Director: Adam Brooks
Starring: Ryan Reynolds, Abigail Breslin, Isla Fisher, Elizabeth Banks, Rachel Weisz
Ryan Reynolds—who probably gets asked for Jason Lee’s autograph a lot—is going through a divorce, and his 10-year-old daughter wants to know why, and ends up demanding the full story of her parents’ courtship. In a key conceit requiring a pretty significant suspension of disbelief, Reynolds gives the child a full account of his romantic liaisons from college through the present—and tells it in a way that he doesn’t reveal to her, or the audience, which of the women is the wife and mother he’s now divorcing.
The film has two key flaws: You have to believe he’s telling this story, with this detail, in this oblique way, to a damned precocious little child. Also, like all romantic comedies, the third act requires a relationship breakdown through absurd misunderstandings—at least one lover must carry what in TV is derisively called the “idiot ball.” Plot complications and romantic angst are created by characters acting absurd only because the story needs them to do so. In this movie, it’s not quite that bad, and it’s par for the course in a romantic comedy, anyway.
And if you can get past those two points, there are plenty of reasons to like Adam Brooks‘ new film.
The cast, for starters, is dead engaging. Abigail Breslin, “Little Miss Sunshine,” is a really good actor. There is a scene after the mother’s identity is revealed when she sees her parents talking, far enough apart that she can’t hear them, and she sits there on her park bench with such palpable longing for her family to be repaired that it’s genuinely heartbreaking, and it’s nothing more than the look on her face.
Reynolds is very likable, and his range of failed loves is very engaging: A sweet girl-next-door Elizabeth Brooks, a quirky-hot Isla Fisher and a smart, sexy Rachel Weisz. Kevin Kline shows up playing the role he plays best—bombastic but lovable egomaniac, the guy you expect to be widely disliked by those he encounters, but who is disarmingly hilarious to those of us on this side of the fourth wall.
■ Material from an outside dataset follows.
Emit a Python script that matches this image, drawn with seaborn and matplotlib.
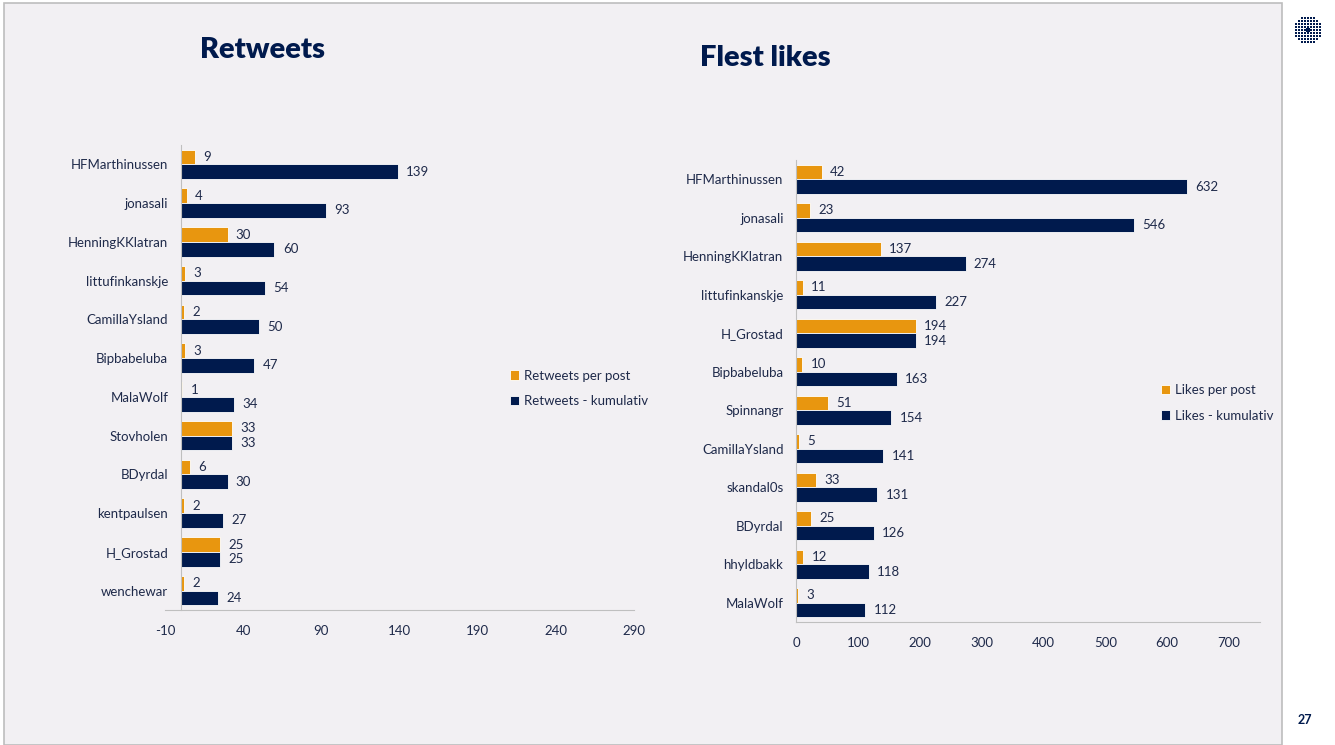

Brooks directs a smartly paced film with an engaging plot (above caveats aside), but he doesn’t trust his audience. His weakness is as a writer: He repeatedly makes choices that are designed to hammer the obvious into the stupidest segment of the theater crowd. Example: One of Reynolds breakups comes when his job on a political campaign has him living in an NYC hotel room. His back-home girlfriend dumps him. When he and his roommate move out, we get an overhead shot of the room, all tangled white sheets and trash, nothing personal remaining—except Reynold’s photo of his now-ex, still framed on the nightstand. It’s a great moment that silently conveys his heartbreak. Unfortunately, it’s immediately followed by a closeup of said photo on said nightstand, making the audience wonder not how much Reynolds has been hurt, but how dumb Brooks thinks we are.
There’s also an oddly immoral hook, that’s not really necessary to make the film’s resolution work. One of Reynold’s women has been searching for something since childhood, an amazingly valuable relic of her relationship with her late father. Reynolds finds said relic, and is about to give it to her, but in an idiot-ball moment realizes he and this woman can’t have a relationship. Heartbroken, he takes the relic with him and keeps it for, like, a decade. Because he’s mopey about his love life. Such behavior is absolutely unconscionable, but the film pretty much glosses over that.
Still, the film’s narrative conceit—who’s the woman Reynolds ended up with, and how can he and his daughter find happiness now?—keeps the viewer guessing, and the solution is well-played. On the one hand, we know we want a happy ending, but on the other, we want to be surprised. Satisfying both is a trick that Brooks definitely pulls off, and maybe the movie’s drawbacks don’t have to stop the film from being what it is: a fairly forgettable bit of date-night fun.